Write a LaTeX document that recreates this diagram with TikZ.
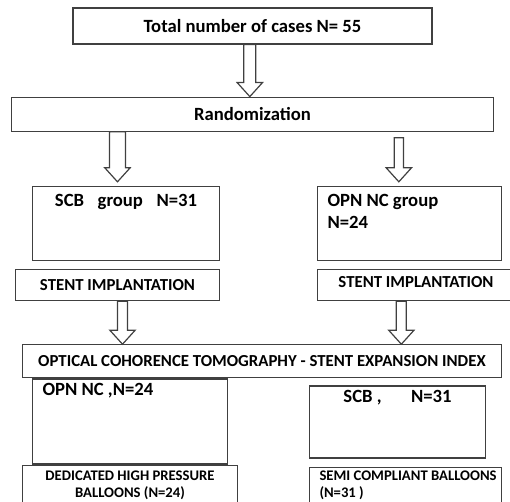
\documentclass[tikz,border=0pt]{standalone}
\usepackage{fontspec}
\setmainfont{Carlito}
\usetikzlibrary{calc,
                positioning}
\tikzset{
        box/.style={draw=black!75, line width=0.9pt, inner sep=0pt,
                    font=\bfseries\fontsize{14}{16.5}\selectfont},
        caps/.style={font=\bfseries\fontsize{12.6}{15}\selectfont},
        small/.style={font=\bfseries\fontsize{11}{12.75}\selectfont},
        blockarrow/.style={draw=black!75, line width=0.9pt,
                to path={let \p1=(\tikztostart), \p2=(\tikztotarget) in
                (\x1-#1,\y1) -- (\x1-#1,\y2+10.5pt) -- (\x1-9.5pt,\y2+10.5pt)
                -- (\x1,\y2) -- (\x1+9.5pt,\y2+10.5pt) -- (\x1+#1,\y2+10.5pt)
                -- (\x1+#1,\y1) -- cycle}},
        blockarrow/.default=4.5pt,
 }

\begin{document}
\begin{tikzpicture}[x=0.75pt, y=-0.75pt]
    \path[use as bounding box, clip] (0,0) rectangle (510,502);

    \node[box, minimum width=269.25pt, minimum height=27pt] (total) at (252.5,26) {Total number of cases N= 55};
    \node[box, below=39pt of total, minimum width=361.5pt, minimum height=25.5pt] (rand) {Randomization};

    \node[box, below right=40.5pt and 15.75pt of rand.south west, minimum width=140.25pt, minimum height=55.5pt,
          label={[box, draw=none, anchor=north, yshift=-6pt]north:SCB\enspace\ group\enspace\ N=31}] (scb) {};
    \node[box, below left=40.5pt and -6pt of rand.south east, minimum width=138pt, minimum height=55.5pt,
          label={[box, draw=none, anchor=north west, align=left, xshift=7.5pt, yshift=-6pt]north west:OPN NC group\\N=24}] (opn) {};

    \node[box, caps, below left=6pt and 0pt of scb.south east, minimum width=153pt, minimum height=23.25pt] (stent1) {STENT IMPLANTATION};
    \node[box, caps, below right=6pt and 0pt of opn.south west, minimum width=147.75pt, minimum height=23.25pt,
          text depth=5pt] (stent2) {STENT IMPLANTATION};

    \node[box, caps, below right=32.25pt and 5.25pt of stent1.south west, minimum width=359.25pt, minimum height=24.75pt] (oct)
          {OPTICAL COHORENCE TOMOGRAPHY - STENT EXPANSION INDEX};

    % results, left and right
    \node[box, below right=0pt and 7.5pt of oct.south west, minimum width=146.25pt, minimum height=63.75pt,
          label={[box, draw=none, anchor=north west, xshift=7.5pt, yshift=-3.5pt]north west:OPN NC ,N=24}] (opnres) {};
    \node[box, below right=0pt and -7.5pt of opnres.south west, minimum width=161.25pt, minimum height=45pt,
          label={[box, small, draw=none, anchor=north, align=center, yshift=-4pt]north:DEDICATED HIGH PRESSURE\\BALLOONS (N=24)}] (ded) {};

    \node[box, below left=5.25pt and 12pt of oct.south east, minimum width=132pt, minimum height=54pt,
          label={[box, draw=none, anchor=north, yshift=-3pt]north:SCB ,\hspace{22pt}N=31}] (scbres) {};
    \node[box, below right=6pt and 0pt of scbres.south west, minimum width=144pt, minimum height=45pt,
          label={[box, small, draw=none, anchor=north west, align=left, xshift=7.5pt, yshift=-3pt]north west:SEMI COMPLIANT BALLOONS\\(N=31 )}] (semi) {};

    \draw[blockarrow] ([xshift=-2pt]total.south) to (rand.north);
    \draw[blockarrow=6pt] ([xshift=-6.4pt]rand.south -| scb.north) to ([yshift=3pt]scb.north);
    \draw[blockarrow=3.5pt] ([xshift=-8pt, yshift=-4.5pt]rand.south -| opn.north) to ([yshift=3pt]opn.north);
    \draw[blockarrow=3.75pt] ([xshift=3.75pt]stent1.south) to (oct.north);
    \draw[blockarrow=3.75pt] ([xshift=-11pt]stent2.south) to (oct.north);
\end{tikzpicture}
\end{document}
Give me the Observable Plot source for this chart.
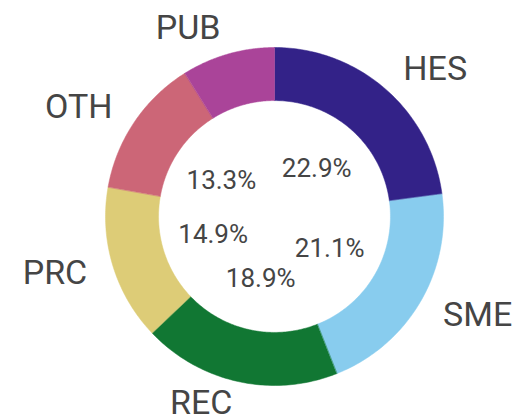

* * *

Goal of the exercise =
Every line of the data should be copied as it stands, without the images.

The result =
Write a LaTeX document that recreates this diagram with TikZ.
\documentclass[tikz,border=0pt]{standalone}
\usepackage{fontspec}
\setmainfont{Carlito}
\usetikzlibrary{calc,
                positioning}
\tikzset{
        box/.style={draw=black!75, line width=0.9pt, inner sep=0pt,
                    font=\bfseries\fontsize{14}{16.5}\selectfont},
        caps/.style={font=\bfseries\fontsize{12.6}{15}\selectfont},
        small/.style={font=\bfseries\fontsize{11}{12.75}\selectfont},
        blockarrow/.style={draw=black!75, line width=0.9pt,
                to path={let \p1=(\tikztostart), \p2=(\tikztotarget) in
                (\x1-#1,\y1) -- (\x1-#1,\y2+10.5pt) -- (\x1-9.5pt,\y2+10.5pt)
                -- (\x1,\y2) -- (\x1+9.5pt,\y2+10.5pt) -- (\x1+#1,\y2+10.5pt)
                -- (\x1+#1,\y1) -- cycle}},
        blockarrow/.default=4.5pt,
 }

\begin{document}
\begin{tikzpicture}[x=0.75pt, y=-0.75pt]
    \path[use as bounding box, clip] (0,0) rectangle (510,502);

    \node[box, minimum width=269.25pt, minimum height=27pt] (total) at (252.5,26) {Total number of cases N= 55};
    \node[box, below=39pt of total, minimum width=361.5pt, minimum height=25.5pt] (rand) {Randomization};

    \node[box, below right=40.5pt and 15.75pt of rand.south west, minimum width=140.25pt, minimum height=55.5pt,
          label={[box, draw=none, anchor=north, yshift=-6pt]north:SCB\enspace\ group\enspace\ N=31}] (scb) {};
    \node[box, below left=40.5pt and -6pt of rand.south east, minimum width=138pt, minimum height=55.5pt,
          label={[box, draw=none, anchor=north west, align=left, xshift=7.5pt, yshift=-6pt]north west:OPN NC group\\N=24}] (opn) {};

    \node[box, caps, below left=6pt and 0pt of scb.south east, minimum width=153pt, minimum height=23.25pt] (stent1) {STENT IMPLANTATION};
    \node[box, caps, below right=6pt and 0pt of opn.south west, minimum width=147.75pt, minimum height=23.25pt,
          text depth=5pt] (stent2) {STENT IMPLANTATION};

    \node[box, caps, below right=32.25pt and 5.25pt of stent1.south west, minimum width=359.25pt, minimum height=24.75pt] (oct)
          {OPTICAL COHORENCE TOMOGRAPHY - STENT EXPANSION INDEX};

    % results, left and right
    \node[box, below right=0pt and 7.5pt of oct.south west, minimum width=146.25pt, minimum height=63.75pt,
          label={[box, draw=none, anchor=north west, xshift=7.5pt, yshift=-3.5pt]north west:OPN NC ,N=24}] (opnres) {};
    \node[box, below right=0pt and -7.5pt of opnres.south west, minimum width=161.25pt, minimum height=45pt,
          label={[box, small, draw=none, anchor=north, align=center, yshift=-4pt]north:DEDICATED HIGH PRESSURE\\BALLOONS (N=24)}] (ded) {};

    \node[box, below left=5.25pt and 12pt of oct.south east, minimum width=132pt, minimum height=54pt,
          label={[box, draw=none, anchor=north, yshift=-3pt]north:SCB ,\hspace{22pt}N=31}] (scbres) {};
    \node[box, below right=6pt and 0pt of scbres.south west, minimum width=144pt, minimum height=45pt,
          label={[box, small, draw=none, anchor=north west, align=left, xshift=7.5pt, yshift=-3pt]north west:SEMI COMPLIANT BALLOONS\\(N=31 )}] (semi) {};

    \draw[blockarrow] ([xshift=-2pt]total.south) to (rand.north);
    \draw[blockarrow=6pt] ([xshift=-6.4pt]rand.south -| scb.north) to ([yshift=3pt]scb.north);
    \draw[blockarrow=3.5pt] ([xshift=-8pt, yshift=-4.5pt]rand.south -| opn.north) to ([yshift=3pt]opn.north);
    \draw[blockarrow=3.75pt] ([xshift=3.75pt]stent1.south) to (oct.north);
    \draw[blockarrow=3.75pt] ([xshift=-11pt]stent2.south) to (oct.north);
\end{tikzpicture}
\end{document}
Give me the Observable Plot source for this chart.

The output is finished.